Just saw my second episode of
Almost Human, and I was able to spot the episode's Big Bad as soon as he showed up. Of course it's always hard to do a "mystery villain" in a single episode on a series, because the odds are that any new character who shows up with a lot of power and respectability will be the bad guy.
That said, the twist-that-was-too-obvious-to-be-a-twist highlights a major failing of the show: The two episodes that I've seen both featured recycled cop/action story lines we've seen dozens of times before. It's as though the showrunners think that all they need to make these stories fresh is to sprinkle a little sci-fi on them.

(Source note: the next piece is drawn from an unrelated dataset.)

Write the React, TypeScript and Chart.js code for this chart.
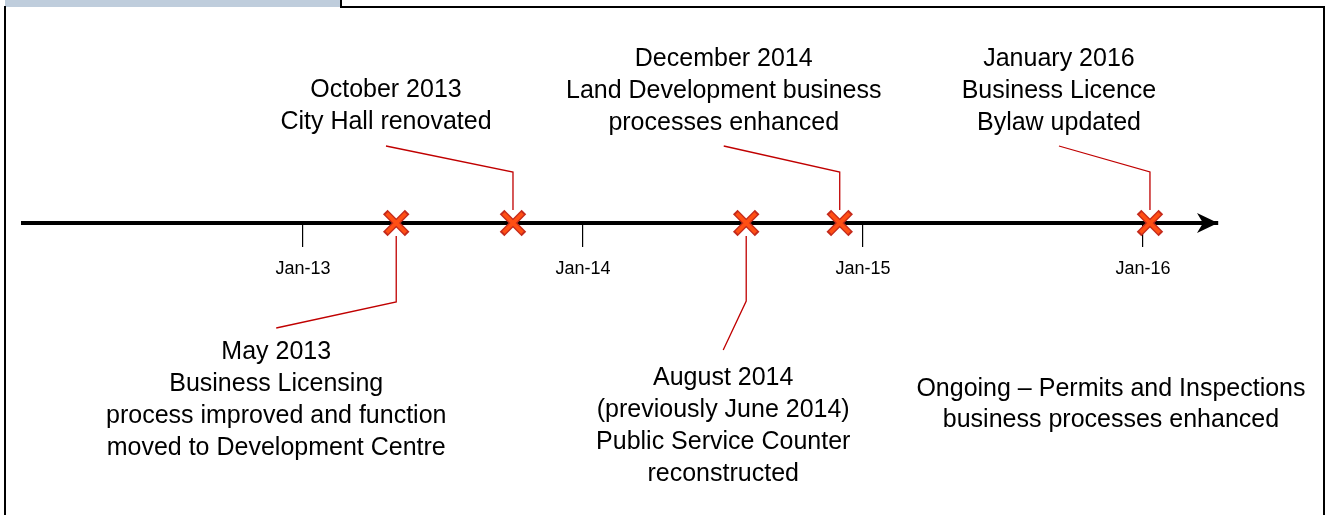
import { useEffect, useRef } from "react";
import { Chart, registerables } from "chart.js";

Chart.register(...registerables);

// ---------- data ----------
const eventNames = ["May 2013", "October 2013", "August 2014", "December 2014", "January 2016"];
const eventDates = [2013.333, 2013.75, 2014.583, 2014.917, 2016.025];
const eventLevels = [0, 0, 0, 0, 0];
const eventDescriptions: string[][] = [
  ["May 2013", "Business Licensing", "process improved and function", "moved to Development Centre"],
  ["October 2013", "City Hall renovated"],
  ["August 2014", "(previously June 2014)", "Public Service Counter", "reconstructed"],
  ["December 2014", "Land Development business", "processes enhanced"],
  ["January 2016", "Business Licence", "Bylaw updated"],
];
const ongoingNote = ["Ongoing – Permits and Inspections", "business processes enhanced"];
const tickValues = [2013, 2014, 2015, 2016];
const tickLabels = ["Jan-13", "Jan-14", "Jan-15", "Jan-16"];
const axisStart = 2012;
const axisEnd = 2016.268;

// ---------- layout of the call-outs (pixel offsets from each marker) ----------
const callouts = [
  { dir: 1, elbow: 79, endDx: -120, endDy: 105, textDy: 129 },
  { dir: -1, elbow: 51, endDx: -127, endDy: 77, textDy: 133 },
  { dir: 1, elbow: 78, endDx: -23, endDy: 127, textDy: 155 },
  { dir: -1, elbow: 51, endDx: -116, endDy: 77, textDy: 164 },
  { dir: -1, elbow: 51, endDx: -91, endDy: 77, textDy: 164 },
];
const LINE_H = 32;
const FONT = '"Liberation Sans", Arial, sans-serif';

const framePlugin = {
  id: "frame",
  beforeDraw(chart: any) {
    const ctx = chart.ctx;
    const w = chart.width;
    const h = chart.height;
    ctx.save();
    ctx.fillStyle = "#ffffff";
    ctx.fillRect(0, 0, w, h);
    ctx.fillStyle = "#BFCDDC";
    ctx.fillRect(5, 0, 335, 7);
    ctx.strokeStyle = "#000000";
    ctx.lineWidth = 2;
    ctx.beginPath();
    ctx.moveTo(5, 6);
    ctx.lineTo(5, h);
    ctx.moveTo(341, 0);
    ctx.lineTo(341, 7);
    ctx.lineTo(1324, 7);
    ctx.lineTo(1324, h);
    ctx.stroke();
    ctx.restore();
  },
};

const calloutPlugin = {
  id: "callouts",
  beforeDatasetsDraw(chart: any) {
    const ctx = chart.ctx;
    const xs = chart.scales.x;
    const axisY = xs.top;
    ctx.save();
    ctx.strokeStyle = "#C00000";
    ctx.lineWidth = 1.3;
    eventDates.forEach((d, i) => {
      const c = callouts[i];
      const x = xs.getPixelForValue(d);
      ctx.beginPath();
      ctx.moveTo(x, axisY + c.dir * 13);
      ctx.lineTo(x, axisY + c.dir * c.elbow);
      ctx.lineTo(x + c.endDx, axisY + c.dir * c.endDy);
      ctx.stroke();
    });
    ctx.restore();
  },
  afterDraw(chart: any) {
    const ctx = chart.ctx;
    const xs = chart.scales.x;
    const axisY = xs.top;
    ctx.save();
    // arrow head
    const r = xs.right;
    ctx.fillStyle = "#000000";
    ctx.beginPath();
    ctx.moveTo(r, axisY);
    ctx.lineTo(r - 21, axisY - 10);
    ctx.lineTo(r - 15, axisY);
    ctx.lineTo(r - 21, axisY + 10);
    ctx.closePath();
    ctx.fill();

    ctx.font = `25px ${FONT}`;
    ctx.fillStyle = "#000000";
    ctx.textAlign = "center";
    ctx.textBaseline = "middle";
    eventDates.forEach((d, i) => {
      const c = callouts[i];
      const x = xs.getPixelForValue(d) + c.endDx;
      const y0 = axisY + c.dir * c.textDy;
      eventDescriptions[i].forEach((line, j) => {
        ctx.fillText(line, x, y0 + j * LINE_H);
      });
    });
    const nx = xs.getPixelForValue(tickValues[tickValues.length - 1]) - 32;
    ongoingNote.forEach((line, j) => {
      ctx.fillText(line, nx, axisY + 166 + j * 31);
    });
    ctx.restore();
  },
};

export default function App() {
  const ref = useRef<HTMLCanvasElement | null>(null);
  useEffect(() => {
    if (!ref.current) return;
    const chart = new Chart(ref.current, {
      type: "scatter",
      data: {
        datasets: [
          {
            label: eventNames.join(","),
            data: eventDates.map((d, i) => ({ x: d, y: eventLevels[i] })),
            pointStyle: "crossRot",
            pointRadius: 13.5,
            pointBorderWidth: 3.8,
            pointBorderColor: "#FF4F14",
            pointBackgroundColor: "#FF4F14",
            pointHoverRadius: 13.5,
            clip: false,
          } as any,
          {
            label: "outline",
            data: eventDates.map((d, i) => ({ x: d, y: eventLevels[i] })),
            pointStyle: "crossRot",
            pointRadius: 15.5,
            pointBorderWidth: 6.5,
            pointBorderColor: "#C42A1C",
            pointBackgroundColor: "#C42A1C",
            pointHoverRadius: 15.5,
            clip: false,
          } as any,
        ],
      },
      options: {
        animation: false,
        responsive: false,
        events: [],
        layout: { padding: { left: 23, right: 107, top: 0, bottom: 0 } },
        plugins: { legend: { display: false }, tooltip: { enabled: false } },
        scales: {
          x: {
            type: "linear",
            position: "bottom",
            min: axisStart,
            max: axisEnd,
            afterBuildTicks: (axis: any) => {
              axis.ticks = tickValues.map((v) => ({ value: v }));
            },
            afterFit: (axis: any) => {
              axis.height = 292;
            },
            grid: {
              display: true,
              drawOnChartArea: false,
              drawTicks: true,
              tickLength: 24,
              color: "#000000",
              lineWidth: 1.2,
            },
            border: { display: true, width: 4, color: "#000000" },
            ticks: {
              autoSkip: false,
              maxRotation: 0,
              padding: 11,
              color: "#000000",
              font: { family: FONT, size: 18 },
              callback: (_v: any, index: number) => tickLabels[index],
            },
          },
          y: { display: false, min: 0, max: 1 },
        },
      },
      plugins: [framePlugin, calloutPlugin],
    });
    return () => chart.destroy();
  }, []);
  return (
    <div style={{ position: "fixed", left: 0, top: 0, width: 1325, height: 515 }}>
      <canvas ref={ref} width={1325} height={515} style={{ display: "block" }} />
    </div>
  );
}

This episode, for instance, features a new street drug, "the bends," that looks a bit like anti-freeze. Its properties? It's hard to make and
super-addictive. Nothing else. (So why the concern? We already have drugs that are super
-addictive and
easy to make, no?) And the robots? They're just like people, except that they're stronger and you can order them around and treat them like crap. Hell, even the
visuals are recycled - check out the umbrellas with the glowing central tubes, straight out of
Bladerunner.
It's not too late for the show - if it shows us how society has changed thanks to new technologies. (What have "synthetics" done to prostitution and human trafficking? What about fraud? Identity theft? New forms of surveillance?) But as long as the future is treated as just the present, but with shinier toys,
Almost Human will disappoint.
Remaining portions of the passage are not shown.